Saga has pretty much topped the list the first few years I tried making this list. Everything about it just comes together so well: the dialog, the art, the narrative. Lately, I haven't loved it as much. It made some big moves this year and showed ever more ambition than it already has. Among them, they aged little Hazel to a toddler and broke up Alana and Marko. Our usual cast of characters have all been separated and thrown to different corners of the galaxy. They took the opportunity to hobble themselves for the drama of getting back, and it is slowly working for them. I know that doesn't exactly sound like a glowing recommendation, but the book has never not been worth it.

It is easy to criticize stories about young people for elevating stakes to things that don't feel at all important. But that's what being young feels like. The ups and downs feel like life and death because they really, truly might as well be. For Esther, Daisy, and Susan, mid-term exams, romantic entanglements, and social awkwardness might as well be monsters and super-villains. With dialog that really flows, an art style that knows when and when not to take advantage of its innate cartoonishness, and the kind of story progression that earns universal appeal is going to make Giant Days well-remembered in the long run.

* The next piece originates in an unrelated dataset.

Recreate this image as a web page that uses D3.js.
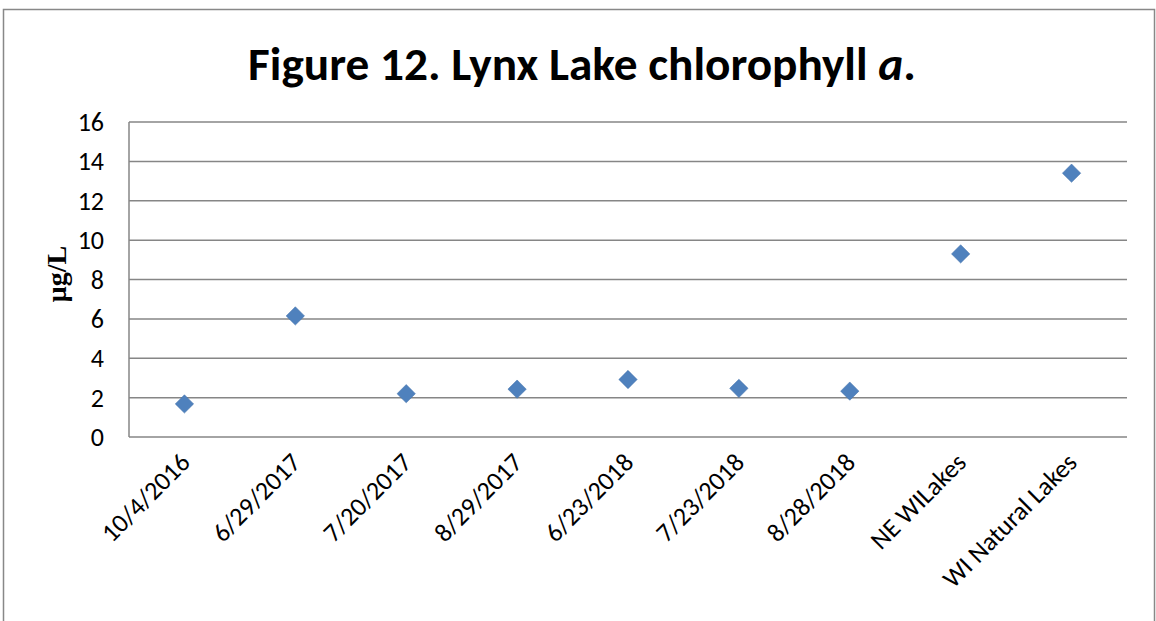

Matt Fraction's Hawkeye was the best thing Marvel had going for it, but sadly, all good things have to come to an end. But wait! Jeff Lemire, the writer that coincidentally made DC's archer, Green Arrow, super cool again, picked up where Fraction jumped off and kept the quality consistent. What makes Lemire's version stand out is he pairs a very Fraction like adventure against some beautifully illustrated flashbacks to Barney (Clint's brother) and Clint's childhood as circus runaways training under eventual Avengers member, Swordsman. It adds a new layer of insecurity to Clint's impulsive and hot-headed nature.

This series was one of the bigger surprises of the year. I wasn't that familiar with the talent. The series didn't come with any anticipation. But it ended up being really cool. It is about personal demons, not real ones. A 25-year old orphan finds out that he is the son of a cult leader, a leader who took advantage of most of his female followers. His life comes crashing down played in unison with his father's creepiness 25 years previously. Now, the cult leader is looking for all his lost children, and the series is reaching a boiling point.

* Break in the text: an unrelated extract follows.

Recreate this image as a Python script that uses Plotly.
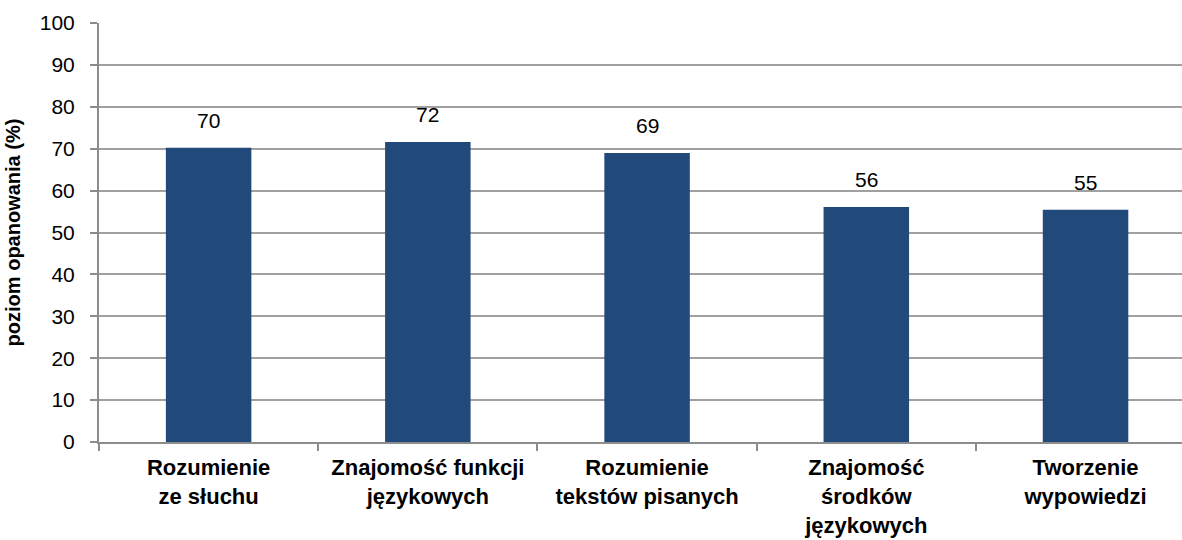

As a big fan of the movie, the original novel, and, generally, the author, I was torn on whether Fight Club 2 was a good idea. Fight Club isn't exactly the kind of story that needs to be continued, and the fact that it was continuing in different medium than where it originated seemed kind of sketchy. Chuck Palahniuk is still steering the ship though, so there was hope that it could be good. It was so much better than I expected, and hopefully can capture a third cult following the way the movie captured a second one.

For those not in the know, Nailbiter centers on a town called Buckaroo, the hometown of a surprising amount of serial killers. It follows the efforts of a few FBI agents, the town sheriff, and one former serial killer to investigate what makes Buckaroo so special. Often times when a series dances around "answers" but doesn't actually reveal anything, it is easy to really dislike it. That is an annoying plot device, but Nailbiter has somehow made it work for them. There is a level of tension they have been able to build by loose threads, sort of like The X-Files were able to do. Plus it carries with it a macabre whimsy, not unlike that of Nightmare Before Christmas. Less supernatural goings-on, but plenty of serial killers who are also creative costume makers.

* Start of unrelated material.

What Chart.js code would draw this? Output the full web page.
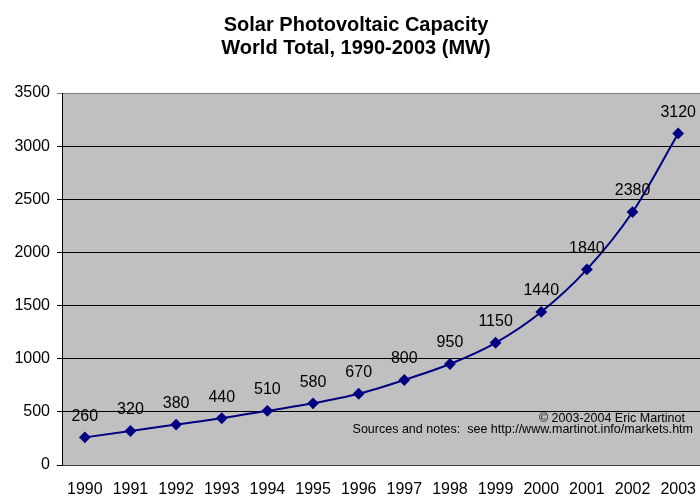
<!DOCTYPE html>
<html>
<head>
<meta charset="utf-8">
<script src="https://cdn.jsdelivr.net/npm/chart.js@4/dist/chart.umd.min.js"></script>
<style>
  html, body { margin: 0; padding: 0; background: #fff; overflow: hidden; }
  #wrap { width: 702px; height: 497px; }
</style>
</head>
<body>
<div id="wrap"><canvas id="c" width="702" height="497"></canvas></div>
<script>
const years = ['1990','1991','1992','1993','1994','1995','1996','1997','1998','1999','2000','2001','2002','2003'];
const capacityMW = [260, 320, 380, 440, 510, 580, 670, 800, 950, 1150, 1440, 1840, 2380, 3120];
const titleLines = ['Solar Photovoltaic Capacity', 'World Total, 1990-2003 (MW)'];
const noteLines = ['\u00A9 2003-2004 Eric Martinot', 'Sources and notes:  see http://www.martinot.info/markets.htm'];

const FONT = '"Liberation Sans", Arial, sans-serif';

// gray plot background
const plotBackground = {
  id: 'plotBackground',
  beforeDraw(chart) {
    const { ctx, chartArea: a } = chart;
    ctx.save();
    ctx.fillStyle = '#C0C0C0';
    ctx.fillRect(a.left, a.top, a.right - a.left, a.bottom - a.top);
    ctx.restore();
  }
};

// two-line heading above the plot
const heading = {
  id: 'heading',
  afterDraw(chart) {
    const { ctx } = chart;
    ctx.save();
    ctx.fillStyle = '#000';
    ctx.font = 'bold 20px ' + FONT;
    ctx.textAlign = 'center';
    ctx.textBaseline = 'middle';
    ctx.fillText(titleLines[0], 356, 25);
    ctx.fillText(titleLines[1], 356, 48);
    ctx.restore();
  }
};

// value labels above each point, plus the source note
const annotations = {
  id: 'annotations',
  afterDatasetsDraw(chart) {
    const { ctx, chartArea: a } = chart;
    const meta = chart.getDatasetMeta(0);
    ctx.save();
    ctx.fillStyle = '#000';
    ctx.font = '16px ' + FONT;
    ctx.textAlign = 'center';
    ctx.textBaseline = 'middle';
    meta.data.forEach((pt, i) => {
      ctx.fillText(String(capacityMW[i]), pt.x, pt.y - 21);
    });
    ctx.font = '12.5px ' + FONT;
    ctx.textAlign = 'right';
    ctx.fillText(noteLines[0], a.right - 16, a.bottom - 46);
    ctx.fillText(noteLines[1], a.right - 8, a.bottom - 35);
    ctx.restore();
  }
};

new Chart(document.getElementById('c'), {
  type: 'line',
  data: {
    labels: years,
    datasets: [{
      data: capacityMW,
      borderColor: '#000080',
      backgroundColor: '#000080',
      borderWidth: 2,
      cubicInterpolationMode: 'monotone',
      pointStyle: 'rectRot',
      pointRadius: 4.5,
      pointHoverRadius: 4.5,
      pointBackgroundColor: '#000080',
      pointBorderColor: '#000080',
      fill: false
    }]
  },
  options: {
    responsive: false,
    animation: false,
    events: [],
    layout: { autoPadding: false, padding: { top: 93, right: 1, bottom: 0, left: 0 } },
    plugins: {
      legend: { display: false },
      tooltip: { enabled: false },
      title: { display: false }
    },
    scales: {
      x: {
        offset: true,
        grid: { display: true, drawOnChartArea: false, drawTicks: true, tickLength: 11, color: 'rgba(0,0,0,0)' },
        border: { display: true, color: '#404040', width: 1 },
        ticks: { color: '#000', font: { family: FONT, size: 16 }, padding: 4, maxRotation: 0, autoSkip: false },
        afterFit(scale) { scale.height = 32; }
      },
      y: {
        min: 0,
        max: 3500,
        ticks: {
          stepSize: 500,
          color: '#000',
          font: { family: FONT, size: 16 },
          padding: 7,
          callback: (v) => String(v)
        },
        grid: {
          color: (c) => (c.tick && c.tick.value === 3500 ? '#808080' : '#000'),
          lineWidth: 1,
          tickLength: 5
        },
        border: { display: true, color: '#000', width: 1 },
        afterFit(scale) { scale.width = 62; }
      }
    }
  },
  plugins: [plotBackground, annotations, heading]
});
</script>
</body>
</html>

I didn't get the chance to read many graphic novels this year, but I really proved the old adage "If there's just one book you read this year, it's this one." Once I picked it up, I couldn't put it down. It follows David Smith, a would-be artist who needs to get his life together. An opportunity comes his way when Death offers him a Faustian bargain. He doesn't have to give up his soul, but he agrees to make his life a hell of a lot shorter for the ability to manipulate raw materials with his hand. Granite, wood, marble. He can mold it all like play-doh, but once he gets this ability, he earns himself a life worth living. Not one of fame and fortune, but one of legitimate feelings.